WRIGHT WAY: Enduring a hostile world
by WILLIAM WRIGHT
Aug 07, 2013 | 4150 views | 0 0 comments | 234 234 recommendations | email to a friend | print
There is no question that we live in a world with violence and hostility all around us. The injustice we read about and watch on the news makes many people angry.

As tensions mount over concerns about the economy, social and racial injustice, and governments not meeting the needs of the people, it only takes one false move — one wrong comment — to be at the center of a violent altercation.

This is true not only in public, but inside one’s own home. According to the National Domestic Violence Hotline, each day, more than 600 calls are received to escape family violence.

Statistics on domestic violence reveal every 9 seconds in the U.S. a woman is assaulted or beaten, making it the leading cause of injury to women — more than car accidents, muggings and rapes combined.

In one study on domestic violence at the University of Florida, Dr. Angela Gover, a UF criminologist, said, “We’re seeing women in relationships acting differently nowadays than we have in the past. The nature of criminality has been changing for females and this change is reflected in intimate relationships as well.”

An online article in Psychology Today about living with an angry partner, stated, “The biggest challenge of living with a resentful or angry person is to keep from becoming one yourself. The high contagion and reactivity of resentment and anger are likely to make you into someone you are not. The second biggest challenge, should you decide to stay in a relationship with a resentful or angry person is getting him or her to change.”

The article, by Steven Stosny, concluded by stating, “Because your partner cannot recover without developing greater compassion, the most compassionate thing for you to do is insist that he or she treat you with the value and respect you deserve, if you are to stay in the relationship. You are most humane when you model compassion and insist that your partner do the same.”

Management consultant Margaret J. Wheatley said, “When we can lay down our fear and anger and choose responses other than aggression, we create the conditions for bringing out the best in us humans.”

Who better could advise an angry world on how to “create the conditions for bringing out the best in us humans” than God Himself?

To survive an angry world, millions of people start the day and end their night by approaching God in prayer and asking for guidance, direction and peace.

Philippians 4:6-7 says, “Don’t worry about anything, but pray about everything. With thankful hearts offer up your prayers and requests to God. Then, because you belong to Christ Jesus, God will bless you with peace that no one can completely understand. And this peace will control the way you think and feel.” — Contemporary English Version.

Have you kept praying for this peace from God? Ask Him to help you act in harmony with your prayers. Then too, why not turn the odds in your favor by incorporating some expert advise on controlling anger? Here are a few anger management tips from mayoclinic.com:

1: Take a timeout: Before reacting to a tense situation, take a few moments to breathe deeply and count to 10. Slowing down can help defuse your temper. If necessary, take a break from the person or situation until your frustration subsides a bit.
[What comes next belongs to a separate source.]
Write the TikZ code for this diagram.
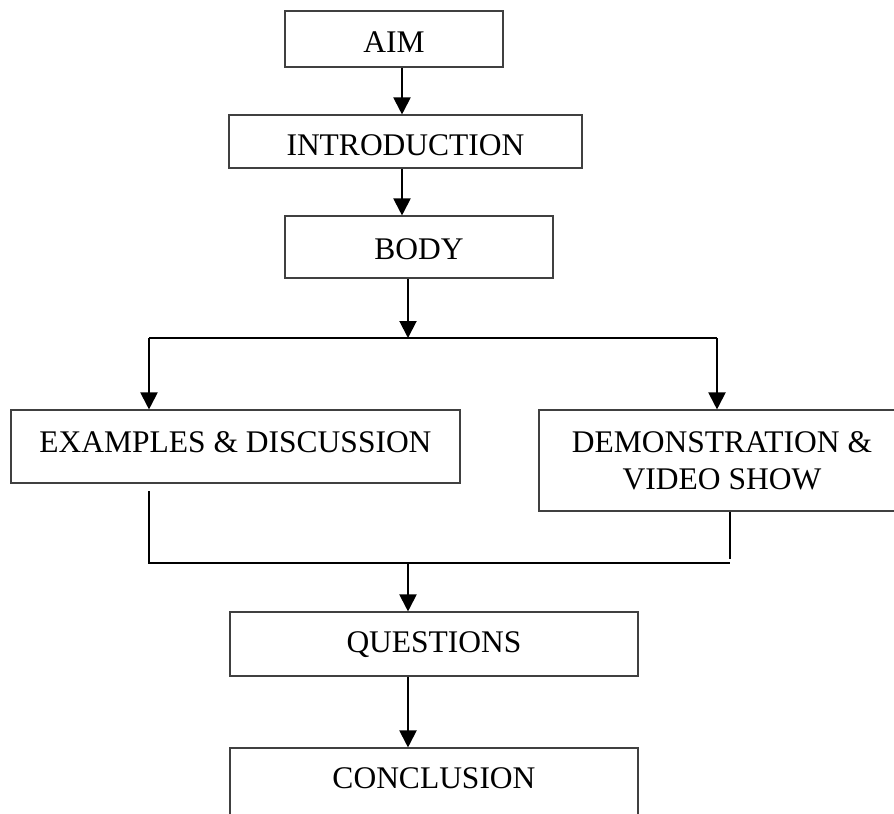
\documentclass[tikz,border=0pt]{standalone}
\usepackage{fontspec}
\setmainfont{Liberation Serif}
\usetikzlibrary{arrows.meta}
\begin{document}
\begin{tikzpicture}[x=1bp,y=-1bp,
  basebox/.style={draw=black!75, line width=1.1bp, inner sep=0pt,
    font=\fontsize{31.5bp}{37bp}\selectfont},
  box/.style={basebox, text height=21bp, text depth=0pt},
  arr/.style={line width=2bp, -{Triangle[length=17bp,width=17bp]}},
  link/.style={line width=1.3bp}]
\useasboundingbox (0,0) rectangle (894,814);
\node[box, text height=27bp, minimum width=218bp, minimum height=56bp] (aim) at (394,39) {AIM};
\node[box, text height=28bp, minimum width=353bp, minimum height=53bp] (intro) at (405.5,141.5) {INTRODUCTION};
\node[box, text height=25bp, minimum width=268bp, minimum height=62bp] (body) at (419,247) {BODY};
\node[box, text depth=9bp, minimum width=449bp, minimum height=73bp] (ex) at (235.5,446.5) {EXAMPLES \& DISCUSSION};
\node[basebox, align=center, minimum width=366bp, minimum height=101bp] (demo) at (722,460.5) {DEMONSTRATION \&\\VIDEO SHOW};
\node[box, text depth=4bp, minimum width=408bp, minimum height=64bp] (quest) at (434,644) {QUESTIONS};
\node[box, text depth=24bp, minimum width=408bp, minimum height=84bp] (conc) at (434,790) {CONCLUSION};
\coordinate (ax) at (402,0);
\coordinate (j1) at (408,338);
\coordinate (jl) at (149,338);
\coordinate (jr) at (717,338);
\coordinate (bl) at (149,491);
\coordinate (bll) at (149,563);
\coordinate (br) at (730,511);
\coordinate (brr) at (730,559);
\coordinate (bj) at (408,563);
\draw[arr] (aim.south -| ax) -- (intro.north -| ax);
\draw[arr] (intro.south -| ax) -- (body.north -| ax);
\draw[arr] (body.south -| j1) -- (j1);
\draw[line width=2bp] (jl) -- (jr);
\draw[arr] (jl) -- (ex.north -| jl);
\draw[arr] (jr) -- (demo.north -| jr);
\draw[link] (bl) -- (bll) -- (bll -| br);
\draw[link] (demo.south -| br) -- (brr);
\draw[arr] (bj) -- (quest.north -| bj);
\draw[arr] (quest.south -| bj) -- (conc.north -| bj);
\end{tikzpicture}
\end{document}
2: Get some exercise: If you feel your anger escalating, go for a brisk walk or run, or spend some time doing other favorite physical activities. Physical activity stimulates various brain chemicals that can leave you feeling happier and more relaxed than you were before you worked out.

3: Think before you speak: In the heat of the moment, it’s easy to say something you’ll later regret. Take a few moments to collect your thoughts before saying anything — and allow others in the situation to do the same.

4: Identify potential solutions: Instead of focusing on what made you mad, work on resolving the issue at hand. Remind yourself that anger won’t fix anything, and might only make it worse.

5: Use humor to release tension: Lightening up can help diffuse tension. Don’t use sarcasm, though — it can hurt feelings and make things worse.

6: Practice relaxation skills: When your temper flares, practice deep-breathing exercises. You might also listen to music, write in a journal, exercise or read the Bible.

7: Know when to seek help: Consider seeking help for anger issues if your anger seems out of control, causes you to do things you regret or hurts those around you.

Yes. We live in an angry world. It’s all around us. But it doesn’t have to be inside of us. Even if it is, it doesn’t have to manifest itself in violent actions or hostile words.

As Psalms 4:4 says, "Don’t sin by letting anger control you. Think about it overnight and remain silent." — New Living Translation.

Instead, God's Word at Ephesians 4:31-32 recommends, “Let all malicious bitterness and anger and wrath and screaming and abusive speech be taken away from you along with all badness. But become kind to one another, tenderly compassionate, freely forgiving one another just as God also by Christ freely forgave you.” — New World Translation.

In an angry world Christians are wise to be ever mindful of 1Corinthians 7:15: “God hath called us to peace.” — King James Version.